Frontier metal MO diagrams of IPC complex 3 (left) and 1 (right) with S=0.

To further evaluate the possibility of the Fe^IV state in IPC complexes, calculations of 3 with a deliberate initial setup of Fe^IV and (CPh₂)²⁻ and even with a different occupied Fe 3d orbital sequence (dxy > dxz/dyz) were performed. After convergence all systems yielded the same results as shown in Figure 3, additional evidence that the Fe^IV state is not stable in these IPC complexes.

So, the MO results together with the charges, spin state trends and NMR shifts described above are all very similar to those found in Fe^II systems, rather than those seen in Fe^IV species. The predominant resonance structure is thus Fe^II←{:C(X)Y}⁰, quite different to the double-bond picture (Fe^IV={C(X)Y}^2-, analogous to Fe^IV=O²⁻ ) used in much current literature,^{[2a–c, 2f, 2h, 5a]} but is consistent with earlier spectroscopic suggestions^{[5c, d]} and their electrophilic reactivities.^{[2f, 2h, 5a, 7]} The less favorable Fe^IV state in IPC complexes as compared to Fe^IV=O²⁻ intermediates is, however, reasonable, since carbon has a lower electronegativity than oxygen.

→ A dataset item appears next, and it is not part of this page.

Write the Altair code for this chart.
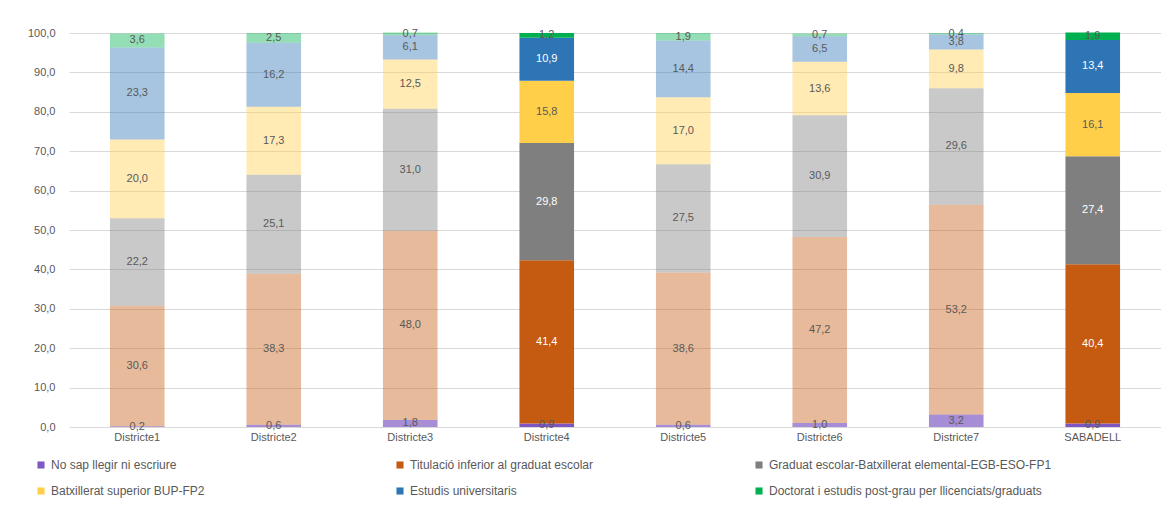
import altair as alt
import pandas as pd

districts = ["Districte1", "Districte2", "Districte3", "Districte4",
             "Districte5", "Districte6", "Districte7", "SABADELL"]
series = [
    "No sap llegir ni escriure",
    "Titulació inferior al graduat escolar",
    "Graduat escolar-Batxillerat elemental-EGB-ESO-FP1",
    "Batxillerat superior BUP-FP2",
    "Estudis universitaris",
    "Doctorat i estudis post-grau per llicenciats/graduats",
]
no_sap      = [0.2, 0.6, 1.8, 0.9, 0.6, 1.0, 3.2, 0.9]
titulacio   = [30.6, 38.3, 48.0, 41.4, 38.6, 47.2, 53.2, 40.4]
graduat     = [22.2, 25.1, 31.0, 29.8, 27.5, 30.9, 29.6, 27.4]
batxillerat = [20.0, 17.3, 12.5, 15.8, 17.0, 13.6, 9.8, 16.1]
estudis     = [23.3, 16.2, 6.1, 10.9, 14.4, 6.5, 3.8, 13.4]
doctorat    = [3.6, 2.5, 0.7, 1.2, 1.9, 0.7, 0.4, 1.9]
highlighted = ["Districte4", "SABADELL"]

colors = ["#7E57C2", "#C55A11", "#7F7F7F", "#FFCF4A", "#2E75B6", "#00B050"]

rows = []
for s_i, (s, vals) in enumerate(zip(series, [no_sap, titulacio, graduat, batxillerat, estudis, doctorat])):
    for d, v in zip(districts, vals):
        rows.append({"district": d, "series": s, "order": s_i, "value": v,
                     "label": f"{v:.1f}".replace(".", ",")})
df = pd.DataFrame(rows)

FONT = "Liberation Sans"
hl_test = "indexof(['Districte4','SABADELL'], datum.district) >= 0"

x_axis = alt.Axis(labelAngle=0, ticks=False, domain=False,
                  labelFont=FONT, labelFontSize=11, labelColor="#595959",
                  labelPadding=4)
y_axis = alt.Axis(values=list(range(0, 101, 10)), labelOverlap=False,
                  labelExpr="replace(format(datum.value, '.1f'), '.', ',')",
                  ticks=False, domain=False, grid=True, gridColor="#D9D9D9",
                  labelFont=FONT, labelFontSize=11, labelColor="#595959",
                  labelPadding=14)
x_scale = alt.Scale(paddingInner=0.6, paddingOuter=0.3)
y_scale = alt.Scale(domain=[0, 100], nice=False)

base = alt.Chart(df).transform_stack(
    stack="value", groupby=["district"], as_=["v0", "v1"],
    sort=[alt.SortField("order", order="ascending")]
).transform_calculate(
    mid="(datum.v0 + datum.v1) / 2",
    alpha=f"({hl_test}) ? 1 : (datum.order == 0 ? 0.68 : 0.42)",
)

bars = base.mark_bar().encode(
    x=alt.X("district:N", sort=districts, title=None, scale=x_scale, axis=x_axis),
    y=alt.Y("v0:Q", title=None, scale=y_scale, axis=y_axis),
    y2="v1:Q",
    color=alt.Color("series:N", sort=series,
                    scale=alt.Scale(domain=series, range=colors),
                    legend=alt.Legend(title=None, orient="none", legendX=-34, legendY=426,
                                      columns=3, direction="horizontal", gridAlign="all",
                                      columnPadding=60, rowPadding=14,
                                      symbolType="square", symbolSize=50,
                                      symbolStrokeWidth=0, labelFont=FONT,
                                      labelFontSize=12, labelColor="#595959",
                                      labelLimit=400)),
    opacity=alt.Opacity("alpha:Q", scale=None, legend=None),
    order=alt.Order("order:Q"),
)

white_test = hl_test + " && datum.order >= 1 && datum.order != 3 && datum.order != 5"
labels = base.mark_text(font=FONT, fontSize=11).encode(
    x=alt.X("district:N", sort=districts, title=None, scale=x_scale, axis=x_axis),
    y=alt.Y("mid:Q", title=None, scale=y_scale, axis=y_axis),
    text="label:N",
    color=alt.condition(white_test, alt.value("#FFFFFF"), alt.value("#595959")),
)

chart = alt.layer(bars, labels).properties(
    width=1092, height=394,
    autosize=alt.AutoSizeParams(type="none"),
    padding={"left": 61, "top": 25, "right": 0, "bottom": 90},
).configure_view(stroke=None)

chart.save("out.html", embed_options={"renderer": "svg", "actions": False})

The results described above are of broad general interest since they represent the first successful predictions of the Mössbauer spectra (δ_Fe, ΔE_Q), the ¹³C NMR chemical shifts/shieldings as well as the local geometries of IPC complexes. They also provide the first theoretical basis for the origin of their electrophilic catalytic nature and also indicate that ¹³C NMR spectroscopy may be a useful probe of IPC reactivity. Unlike the frequently used picture of a double bond between iron and carbon^{[2a-c, 2f, 2h, 5a]} as being analogous to the catalytic intermediates in conventional P450 reactions (Fe^IV=O^2-), IPC complexes are best described as involving Fe^II←{:C(X)Y}⁰, a result that should facilitate future studies of IPC systems in catalysis, and in bioinorganic chemistry.